> [GIVEN EXERCISE]
Leave out the pictures and copy the remaining records exactly.

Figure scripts
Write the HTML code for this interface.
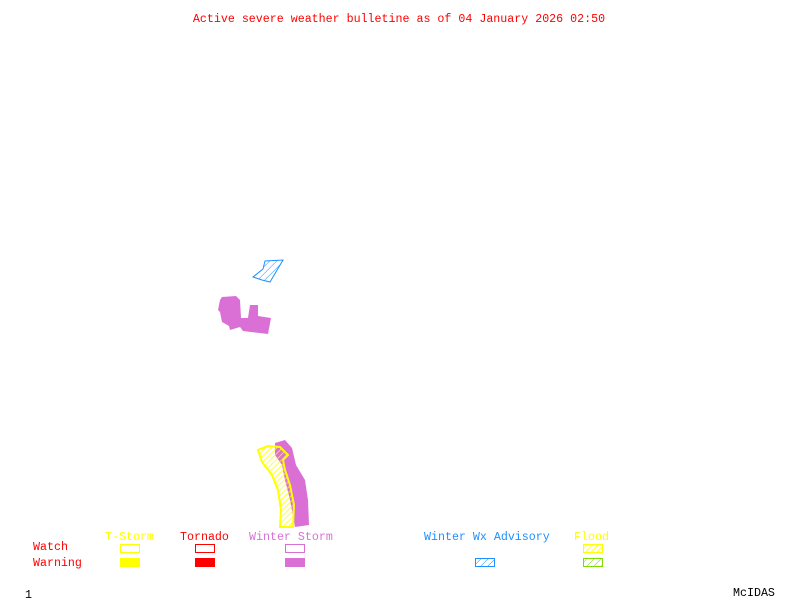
<!DOCTYPE html>
<html><head><style>
html,body{margin:0;padding:0;background:#fff;}
svg text{font-family:"Liberation Mono",monospace;font-size:11.65px;}
</style></head><body>
<svg width="800" height="600" xmlns="http://www.w3.org/2000/svg">
<defs>
<pattern id="hb" width="5" height="5" patternUnits="userSpaceOnUse" patternTransform="rotate(45)"><line x1="0" y1="0" x2="0" y2="5" stroke="#1e90ff" stroke-width="1"/></pattern>
<pattern id="hy" width="4" height="4" patternUnits="userSpaceOnUse" patternTransform="rotate(45)"><line x1="0" y1="0" x2="0" y2="4" stroke="#ffff00" stroke-width="1.5"/></pattern>
<pattern id="hg" width="5" height="5" patternUnits="userSpaceOnUse" patternTransform="rotate(45)"><line x1="0" y1="0" x2="0" y2="5" stroke="#7fdd00" stroke-width="1"/></pattern>
</defs>
<text x="399" y="22" fill="#ff0000" text-anchor="middle">Active severe weather bulletine as of 04 January 2026 02:50</text>
<polygon points="253,277 263,269 265,261 283,260 270,282 262,280" fill="url(#hb)" stroke="#1e90ff" stroke-width="1"/>
<polygon points="222,297 236,296 240,300 241,318 248,318 250,305 258,305 258,316 271,318 268,334 243,331 240,327 230,330 229,326 222,322 220,312 218,310 220,300" fill="#da70d6"/>
<polygon points="275,443 285,440 292,448 296,465 305,480 308,500 309,525 295,527 290,500 285,480 282,465 275,455" fill="#da70d6"/>
<polygon points="258,450 262,462 272,475 278,490 281,510 280,527 293,527 294,505 290,485 285,470 283,460 288,455 280,447 268,446" fill="url(#hy)" stroke="#ffff00" stroke-width="2"/>
<text x="105" y="540" fill="#ffff00">T-Storm</text>
<text x="180" y="540" fill="#ff0000">Tornado</text>
<text x="249" y="540" fill="#da70d6">Winter Storm</text>
<text x="424" y="540" fill="#1e90ff">Winter Wx Advisory</text>
<text x="574" y="540" fill="#ffff00">Flood</text>
<text x="33" y="550" fill="#ff0000">Watch</text>
<text x="33" y="566" fill="#ff0000">Warning</text>
<rect x="120.5" y="544.5" width="19" height="8" fill="none" stroke="#ffff00"/>
<rect x="195.5" y="544.5" width="19" height="8" fill="none" stroke="#ff0000"/>
<rect x="285.5" y="544.5" width="19" height="8" fill="none" stroke="#da70d6"/>
<rect x="583.5" y="544.5" width="19" height="8" fill="url(#hy)" stroke="#ffff00"/>
<rect x="120" y="558" width="20" height="9" fill="#ffff00"/>
<rect x="195" y="558" width="20" height="9" fill="#ff0000"/>
<rect x="285" y="558" width="20" height="9" fill="#da70d6"/>
<rect x="475.5" y="558.5" width="19" height="8" fill="url(#hb)" stroke="#1e90ff"/>
<rect x="583.5" y="558.5" width="19" height="8" fill="url(#hg)" stroke="#7fdd00"/>
<text x="25" y="598" fill="#000">1</text>
<text x="733" y="596" fill="#000">McIDAS</text>
</svg>
</body></html>
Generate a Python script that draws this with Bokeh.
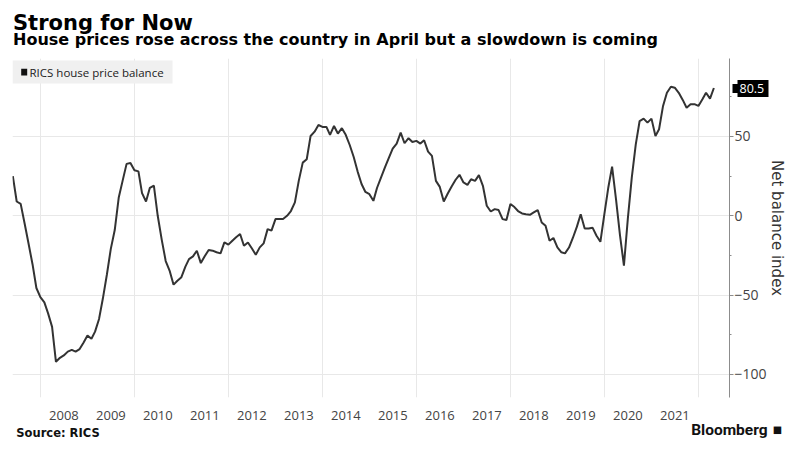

> [SOLUTION FOR THIS TASK]
Write the HTML code for this interface.
<!DOCTYPE html>
<html><head><style>
html,body{margin:0;padding:0;background:#fff;}
svg text{font-family:"Liberation Mono",monospace;font-size:11.65px;}
</style></head><body>
<svg width="800" height="600" xmlns="http://www.w3.org/2000/svg">
<defs>
<pattern id="hb" width="5" height="5" patternUnits="userSpaceOnUse" patternTransform="rotate(45)"><line x1="0" y1="0" x2="0" y2="5" stroke="#1e90ff" stroke-width="1"/></pattern>
<pattern id="hy" width="4" height="4" patternUnits="userSpaceOnUse" patternTransform="rotate(45)"><line x1="0" y1="0" x2="0" y2="4" stroke="#ffff00" stroke-width="1.5"/></pattern>
<pattern id="hg" width="5" height="5" patternUnits="userSpaceOnUse" patternTransform="rotate(45)"><line x1="0" y1="0" x2="0" y2="5" stroke="#7fdd00" stroke-width="1"/></pattern>
</defs>
<text x="399" y="22" fill="#ff0000" text-anchor="middle">Active severe weather bulletine as of 04 January 2026 02:50</text>
<polygon points="253,277 263,269 265,261 283,260 270,282 262,280" fill="url(#hb)" stroke="#1e90ff" stroke-width="1"/>
<polygon points="222,297 236,296 240,300 241,318 248,318 250,305 258,305 258,316 271,318 268,334 243,331 240,327 230,330 229,326 222,322 220,312 218,310 220,300" fill="#da70d6"/>
<polygon points="275,443 285,440 292,448 296,465 305,480 308,500 309,525 295,527 290,500 285,480 282,465 275,455" fill="#da70d6"/>
<polygon points="258,450 262,462 272,475 278,490 281,510 280,527 293,527 294,505 290,485 285,470 283,460 288,455 280,447 268,446" fill="url(#hy)" stroke="#ffff00" stroke-width="2"/>
<text x="105" y="540" fill="#ffff00">T-Storm</text>
<text x="180" y="540" fill="#ff0000">Tornado</text>
<text x="249" y="540" fill="#da70d6">Winter Storm</text>
<text x="424" y="540" fill="#1e90ff">Winter Wx Advisory</text>
<text x="574" y="540" fill="#ffff00">Flood</text>
<text x="33" y="550" fill="#ff0000">Watch</text>
<text x="33" y="566" fill="#ff0000">Warning</text>
<rect x="120.5" y="544.5" width="19" height="8" fill="none" stroke="#ffff00"/>
<rect x="195.5" y="544.5" width="19" height="8" fill="none" stroke="#ff0000"/>
<rect x="285.5" y="544.5" width="19" height="8" fill="none" stroke="#da70d6"/>
<rect x="583.5" y="544.5" width="19" height="8" fill="url(#hy)" stroke="#ffff00"/>
<rect x="120" y="558" width="20" height="9" fill="#ffff00"/>
<rect x="195" y="558" width="20" height="9" fill="#ff0000"/>
<rect x="285" y="558" width="20" height="9" fill="#da70d6"/>
<rect x="475.5" y="558.5" width="19" height="8" fill="url(#hb)" stroke="#1e90ff"/>
<rect x="583.5" y="558.5" width="19" height="8" fill="url(#hg)" stroke="#7fdd00"/>
<text x="25" y="598" fill="#000">1</text>
<text x="733" y="596" fill="#000">McIDAS</text>
</svg>
</body></html>
Generate a Python script that draws this with Bokeh.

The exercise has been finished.